What the task requires — Below are records that hold pictures; write out only the lines from their start through the line with "grn = '#008000'", exactly, and drop the pictures.

Stored records —
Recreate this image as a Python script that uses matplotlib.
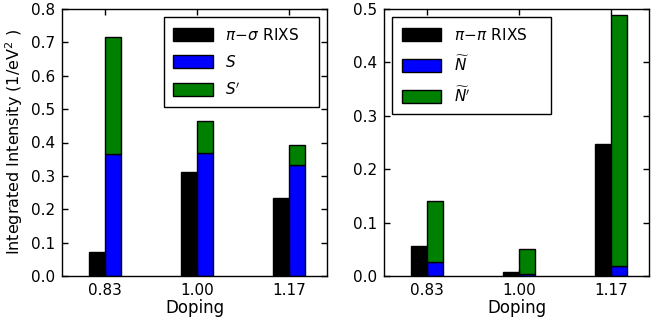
import matplotlib
matplotlib.use("Agg")
import matplotlib.pyplot as plt

doping = [0.83, 1.00, 1.17]
tick_labels = ["0.83", "1.00", "1.17"]

# left panel
rixs_ps = [0.072, 0.311, 0.233]
S = [0.365, 0.368, 0.332]
S_prime = [0.352, 0.096, 0.060]

# right panel
rixs_pp = [0.057, 0.008, 0.247]
N = [0.027, 0.003, 0.019]
N_prime = [0.113, 0.048, 0.470]

plt.rcParams['font.family'] = ['DejaVu Sans']
plt.rcParams['font.size'] = 10

fig = plt.figure(figsize=(6.51, 3.26), dpi=100)
ax1 = fig.add_axes([62/651, 50/326, 265/651, 267/326])
ax2 = fig.add_axes([384/651, 50/326, 265/651, 267/326])

w = 0.03
blk = '#000000'
blu = '#0000ff'
grn = '#008000'

def panel(ax, rixs, a, b, labels, ylim, yticks, loc):
    left = [d - w for d in doping]
    ax.bar(left, rixs, width=w, align='edge', color=blk, edgecolor='k', linewidth=1, label=labels[0])
    ax.bar(doping, a, width=w, align='edge', color=blu, edgecolor='k', linewidth=1, label=labels[1])
    ax.bar(doping, b, width=w, bottom=a, align='edge', color=grn, edgecolor='k', linewidth=1, label=labels[2])
    ax.set_xlim(0.75, 1.24)
    ax.set_ylim(*ylim)
    ax.set_yticks(yticks)
    ax.set_xticks(doping)
    ax.set_xticklabels(tick_labels)
    ax.tick_params(direction='in', top=True, right=True, length=4, width=1, labelsize=11, pad=5)
    for s in ax.spines.values():
        s.set_linewidth(1)
    ax.set_xlabel("Doping", fontsize=12, labelpad=1)
    leg = ax.legend(loc=loc, fancybox=False, framealpha=1, edgecolor='k',
                    handlelength=2.6, handleheight=0.9, handletextpad=0.8,
                    labelspacing=0.75, borderpad=0.6, borderaxespad=0.55, fontsize=11)
    leg.get_frame().set_linewidth(1)

panel(ax1, rixs_ps, S, S_prime, [r"$\pi\!-\!\sigma$ RIXS   ", r"$S$", r"$S'$"],
      (0, 0.8), [0.0, 0.1, 0.2, 0.3, 0.4, 0.5, 0.6, 0.7, 0.8], 'upper right')
panel(ax2, rixs_pp, N, N_prime, [r"$\pi\!-\!\pi$ RIXS    ", r"$\widetilde{N}$", r"$\widetilde{N}'$"],
      (0, 0.5), [0.0, 0.1, 0.2, 0.3, 0.4, 0.5], 'upper left')
ax1.set_ylabel(r"Integrated Intensity (1/eV$^2$ )", fontsize=11.5)

fig.savefig("out.png", dpi=100)
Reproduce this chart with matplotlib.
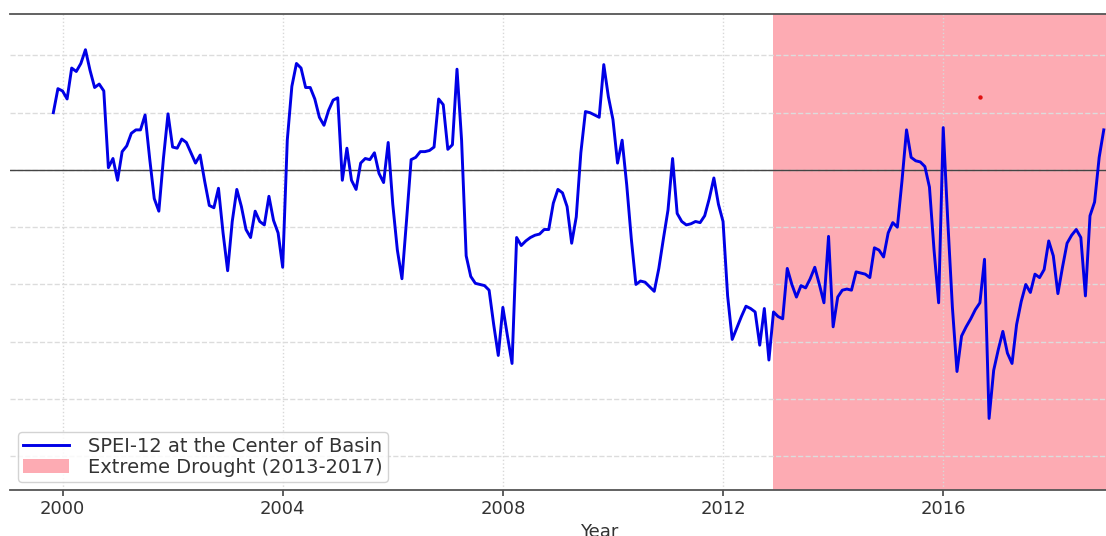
import matplotlib
matplotlib.use("Agg")
import matplotlib.pyplot as plt
import numpy as np
import pandas as pd

# ---- data (monthly SPEI-12) ----
start_month = "1999-11"
spei_values = [
    # 1999 Nov-Dec
    0.50, 0.71,
    # 2000
    0.69, 0.62, 0.89, 0.86, 0.93, 1.05, 0.87, 0.72, 0.75, 0.69, 0.02, 0.10,
    # 2001
    -0.09, 0.16, 0.21, 0.32, 0.35, 0.35, 0.48, 0.10, -0.25, -0.36, 0.10, 0.49,
    # 2002
    0.20, 0.19, 0.27, 0.24, 0.15, 0.06, 0.13, -0.10, -0.31, -0.33, -0.16, -0.55,
    # 2003
    -0.88, -0.45, -0.17, -0.32, -0.52, -0.59, -0.36, -0.45, -0.48, -0.23, -0.44, -0.55,
    # 2004
    -0.85, 0.26, 0.73, 0.93, 0.89, 0.72, 0.72, 0.62, 0.46, 0.39, 0.52, 0.61,
    # 2005
    0.63, -0.09, 0.19, -0.09, -0.17, 0.06, 0.10, 0.09, 0.15, -0.03, -0.11, 0.24,
    # 2006
    -0.30, -0.70, -0.95, -0.44, 0.09, 0.11, 0.16, 0.16, 0.17, 0.20, 0.62, 0.57,
    # 2007
    0.18, 0.22, 0.88, 0.26, -0.75, -0.93, -0.99, -1.00, -1.01, -1.05, -1.35, -1.62,
    # 2008
    -1.20, -1.45, -1.69, -0.59, -0.66, -0.62, -0.59, -0.57, -0.56, -0.52, -0.52, -0.29,
    # 2009
    -0.17, -0.20, -0.32, -0.64, -0.41, 0.15, 0.51, 0.50, 0.48, 0.46, 0.92, 0.64,
    # 2010
    0.44, 0.06, 0.26, -0.13, -0.60, -1.00, -0.97, -0.98, -1.02, -1.06, -0.86, -0.60,
    # 2011
    -0.35, 0.10, -0.38, -0.45, -0.48, -0.47, -0.45, -0.46, -0.40, -0.25, -0.07, -0.30,
    # 2012
    -0.45, -1.10, -1.48, -1.38, -1.28, -1.19, -1.21, -1.24, -1.53, -1.21, -1.66, -1.24,
    # 2013
    -1.28, -1.30, -0.86, -1.00, -1.11, -1.01, -1.03, -0.95, -0.85, -1.00, -1.16, -0.58,
    # 2014
    -1.37, -1.11, -1.05, -1.04, -1.05, -0.89, -0.90, -0.91, -0.94, -0.68, -0.70, -0.76,
    # 2015
    -0.55, -0.46, -0.50, -0.10, 0.35, 0.11, 0.08, 0.07, 0.03, -0.15, -0.70, -1.16,
    # 2016
    0.37, -0.45, -1.20, -1.76, -1.45, -1.37, -1.30, -1.22, -1.16, -0.78, -2.17, -1.75,
    # 2017
    -1.57, -1.41, -1.60, -1.69, -1.35, -1.15, -1.00, -1.07, -0.91, -0.94, -0.87, -0.62,
    # 2018
    -0.75, -1.08, -0.85, -0.64, -0.57, -0.52, -0.59, -1.10, -0.40, -0.28, 0.11, 0.35,
]
drought_span = [2012.9, 2021.0]
marker_x = [2016.67]
marker_y = [0.64]
year_ticks = [2000, 2004, 2008, 2012, 2016]
y_grid = [-2.5, -2.0, -1.5, -1.0, -0.5, 0.0, 0.5, 1.0]
line_label = "SPEI-12 at the Center of Basin"
span_label = "Extreme Drought (2013-2017)"
x_label = "Year"

dates = pd.date_range(start_month, periods=len(spei_values), freq="MS")
x_years = dates.year + (dates.month - 1) / 12.0

W, H = 1106, 536
fig = plt.figure(figsize=(W / 100, H / 100), dpi=100)
ax = fig.add_axes([10 / W, 46 / H, 1178 / W, 476 / H])

ax.axvspan(drought_span[0], drought_span[1], color="#fdabb3", zorder=1,
           label=span_label, lw=0)
ax.axhline(0, color="#444444", lw=1.0, zorder=2)
ax.plot(x_years, spei_values, color="#0000e6", lw=2.1, zorder=3, label=line_label)
ax.scatter(marker_x, marker_y, s=10, color="#e01010", zorder=4, lw=0)

ax.set_xlim(1999.046, 2020.447)
ax.set_ylim(-2.795, 1.362)
ax.set_xticks(year_ticks)
ax.set_xticklabels([str(y) for y in year_ticks])
ax.set_yticks(y_grid)
ax.tick_params(axis="y", left=False, labelleft=False)
ax.tick_params(axis="x", labelsize=13, colors="#333333", length=4, width=1.2,
               color="#444444")
ax.xaxis.grid(True, linestyle=":", color="#d8d8d8", lw=1.0, zorder=1.5)
ax.yaxis.grid(True, linestyle="--", color="#dcdcdc", lw=1.0, zorder=1.5)

for s in ["left", "right"]:
    ax.spines[s].set_visible(False)
for s in ["top", "bottom"]:
    ax.spines[s].set_color("#555555")
    ax.spines[s].set_linewidth(1.3)

ax.set_xlabel(x_label, fontsize=13, color="#333333", labelpad=3)

handles, labels = ax.get_legend_handles_labels()
order = [labels.index(line_label), labels.index(span_label)]
leg = ax.legend([handles[i] for i in order], [labels[i] for i in order],
                loc="lower left", fontsize=14, labelspacing=0.12, borderpad=0.25,
                handlelength=2.35, handletextpad=1.0, framealpha=0.85,
                edgecolor="#cccccc", borderaxespad=0.42)
for t in leg.get_texts():
    t.set_color("#333333")

fig.savefig("out.png", dpi=100)
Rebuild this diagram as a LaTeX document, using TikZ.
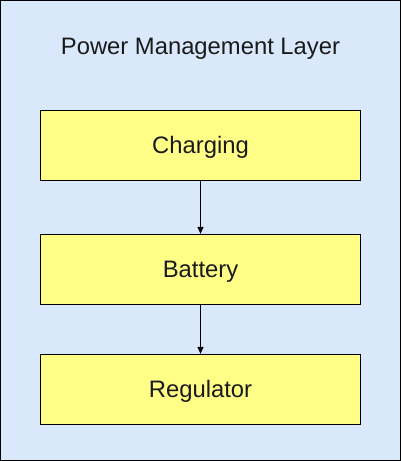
\documentclass[tikz,border=0pt]{standalone}
\usepackage{fontspec}
\setmainfont{Liberation Sans}
\usetikzlibrary{arrows.meta}
\definecolor{layerfill}{HTML}{DAE8FC}
\definecolor{boxfill}{HTML}{FFFF88}
\definecolor{txt}{HTML}{1A1A1A}
\tikzset{
  label text/.style={font=\fontsize{23.8}{27}\selectfont, text=txt, text height=16.5pt, text depth=0pt},
  layer/.style={draw=black, fill=layerfill, line width=1.2pt},
  stagebox/.style={label text, draw=black, fill=boxfill, line width=1.2pt, minimum width=320pt, minimum height=70pt, inner sep=0pt},
  flow/.style={draw=black, line width=1pt, -{Triangle[length=7pt,width=6pt]}},
}
\begin{document}
\begin{tikzpicture}[x=1pt,y=-1pt]
\useasboundingbox (0,0) rectangle (401,461);
\draw[layer] (0.6,0.6) rectangle (400.4,460.4);
\node[label text] (title) at (200.5,46) {Power Management Layer};
\node[stagebox] (charging) at (200.5,145.3) {Charging};
\node[stagebox] (battery) at (200.5,269.5) {Battery};
\node[stagebox] (regulator) at (200.5,389.5) {Regulator};
\draw[flow] (charging) -- (battery);
\draw[flow] (battery) -- (regulator);
\end{tikzpicture}
\end{document}
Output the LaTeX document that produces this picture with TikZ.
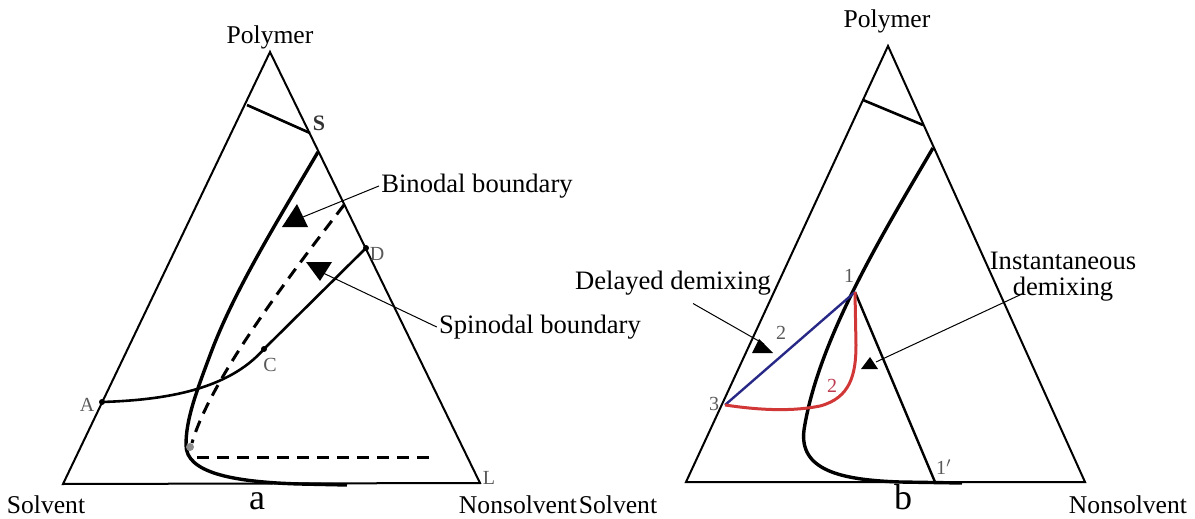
\documentclass[tikz,border=0pt]{standalone}
\usepackage{fontspec}
\setmainfont{Liberation Serif}
\usetikzlibrary{arrows.meta, calc}

\definecolor{tiecol}{RGB}{40,40,135}
\definecolor{pathcol}{RGB}{210,55,55}
\definecolor{numred}{RGB}{190,60,80}

\begin{document}
\begin{tikzpicture}[x=0.5pt, y=-0.5pt,
        side/.style={line width=1pt, line join=miter},
        curve/.style={line width=1.7pt},
        spin/.style={line width=1.5pt, dash pattern=on 6pt off 4pt},
        ptr/.style={line width=0.5pt},
        head/.style={fill=black},
        dot/.style={circle, fill=black, inner sep=0pt, minimum size=3pt},
        corner/.style={font=\fontsize{12.8}{15}\selectfont, inner sep=1pt},
        lbl/.style={font=\fontsize{13.3}{13}\selectfont, align=center, inner sep=1pt},
        pt/.style={font=\fontsize{10}{12}\selectfont, text=black!65, inner sep=1pt},
        fig/.style={font=\fontsize{18}{20}\selectfont, inner sep=0pt}
    ]
    \useasboundingbox (0,0) rectangle (1195,519);

    % ---- diagram a ----
    \coordinate (polA) at (270,52);
    \coordinate (solA) at (63,484);
    \coordinate (nonA) at (480,483);
    \draw[side] (polA) -- (solA) -- (nonA) -- cycle;

    \node[corner] (polAlbl) at (270,37) {Polymer};
    \node[corner] (solAlbl) at (46,505) {Solvent};
    \node[corner] (nonAlbl) at (518,505) {Nonsolvent};
    \node[fig] (capA) at (257,501) {a};

    \coordinate (tieAl) at (247,105);
    \coordinate (S) at (310,133);
    \draw[line width=1.3pt] (tieAl) -- (S);
    \node[font=\fontsize{11}{12}\selectfont\bfseries, text=black!80, inner sep=1pt] (Slbl) at (319,123) {S};

    % binodal
    \draw[curve] (318,152) .. controls (275,225) and (235,290) .. (212,350)
        .. controls (195,395) and (186,420) .. (186,445)
        .. controls (186,472) and (230,482) .. (300,484) -- (347,485);
    % spinodal
    \draw[spin] (344,205) .. controls (290,275) and (210,380) .. (192,443);
    \node[circle, fill=black!45, inner sep=0pt, minimum size=4pt] (crit) at (190,447) {};
    \coordinate (hzl) at (197,457);
    \coordinate (hzr) at (430,457);
    \draw[spin] (hzl) -- (hzr);

    % path A - C - D
    \node[dot] (A) at (102,402) {};
    \node[dot] (C) at (264,349) {};
    \node[dot] (D) at (366,248) {};
    \draw[line width=1.3pt] (A.center) .. controls (165,400) and (228,390) .. (C.center) -- (D.center);
    \node[pt] (Albl) at (87,405) {A};
    \node[pt] (Clbl) at (270,365) {C};
    \node[pt] (Dlbl) at (377,254) {D};
    \node[pt] (Llbl) at (489,478) {L};

    % pointers
    \node[lbl] (binlbl) at (477,186) {Binodal boundary};
    \node[lbl] (spinlbl) at (540,327) {Spinodal boundary};
    \coordinate (binTip) at (303,217);
    \coordinate (spinTip) at (321,272);
    \draw[ptr] (binlbl.west) -- (binTip);
    \draw[ptr] (spinlbl.west) -- (spinTip);
    \fill[head] (297,204) -- (282,227) -- (308,227) -- cycle;
    \fill[head] (306,262) -- (332,262) -- (320,281) -- cycle;

    % ---- diagram b ----
    \coordinate (polB) at (888,46);
    \coordinate (solB) at (686,482);
    \coordinate (nonB) at (1085,482);
    \draw[side] (polB) -- (solB) -- (nonB) -- cycle;

    \node[corner] (polBlbl) at (887,21) {Polymer};
    \node[corner] (solBlbl) at (618,505) {Solvent};
    \node[corner] (nonBlbl) at (1128,505) {Nonsolvent};
    \node[fig] (capB) at (903,497) {b};

    \coordinate (tieBl) at (863,100);
    \coordinate (tieBr) at (923,125);
    \draw[line width=1.3pt] (tieBl) -- (tieBr);

    % binodal
    \draw[curve] (933,148) .. controls (882,235) and (818,340) .. (804,430)
        .. controls (799,470) and (840,480) .. (900,482) -- (962,483);

    \coordinate (one) at (855,292);
    \coordinate (three) at (725,405);
    \coordinate (onep) at (935,482);
    \draw[line width=1.2pt] (one) -- (onep);
    \draw[tiecol, line width=1.2pt] (one) -- (three);
    \draw[pathcol, line width=1.5pt] (three) .. controls (765,411) and (795,411) .. (820,406) .. controls (850,398) and (856,375) .. (856,345) -- (one);

    \node[pt] (onelbl) at (849,276) {1};
    \node[pt] (twolbl) at (781,333) {2};
    \node[pt] (threelbl) at (714,404) {3};
    \node[pt, text=numred] (tworedlbl) at (832,386) {2};
    \node[pt] (oneplbl) at (944,467) {1$'$};

    % pointers
    \node[lbl] (dellbl) at (673,283) {Delayed demixing};
    \node[lbl] (instlbl) at (1063,277) {Instantaneous\\demixing};
    \coordinate (delTip) at (764,344);
    \coordinate (instTip) at (876,362);
    \draw[ptr] ([xshift=10pt, yshift=-3pt]dellbl.south) -- (delTip);
    \draw[ptr] ([xshift=-20.5pt, yshift=5pt]instlbl.south) -- (instTip);
    \fill[head] (759,339) -- (752,353) -- (773,353) -- cycle;
    \fill[head] (870,357) -- (861,369) -- (878,369) -- cycle;
\end{tikzpicture}
\end{document}
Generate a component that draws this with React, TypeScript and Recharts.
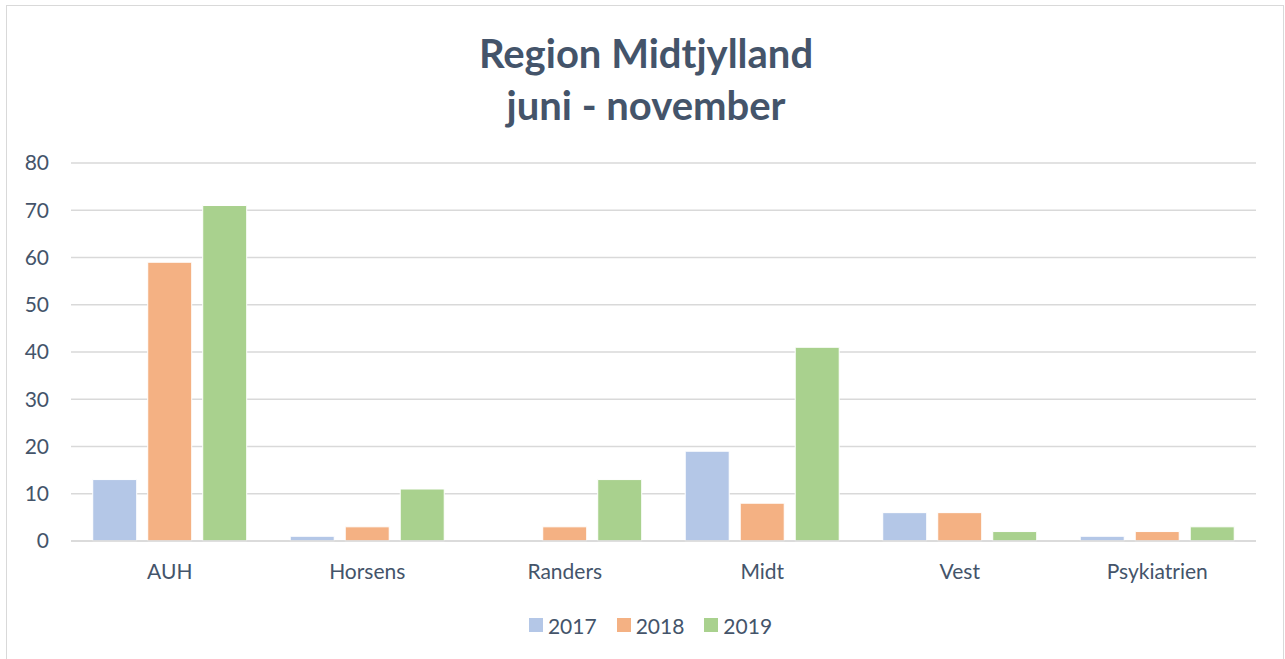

Task output —
Recreate this image as a Python script that uses matplotlib.
import matplotlib
matplotlib.use("Agg")
import matplotlib.pyplot as plt

doping = [0.83, 1.00, 1.17]
tick_labels = ["0.83", "1.00", "1.17"]

# left panel
rixs_ps = [0.072, 0.311, 0.233]
S = [0.365, 0.368, 0.332]
S_prime = [0.352, 0.096, 0.060]

# right panel
rixs_pp = [0.057, 0.008, 0.247]
N = [0.027, 0.003, 0.019]
N_prime = [0.113, 0.048, 0.470]

plt.rcParams['font.family'] = ['DejaVu Sans']
plt.rcParams['font.size'] = 10

fig = plt.figure(figsize=(6.51, 3.26), dpi=100)
ax1 = fig.add_axes([62/651, 50/326, 265/651, 267/326])
ax2 = fig.add_axes([384/651, 50/326, 265/651, 267/326])

w = 0.03
blk = '#000000'
blu = '#0000ff'
grn = '#008000'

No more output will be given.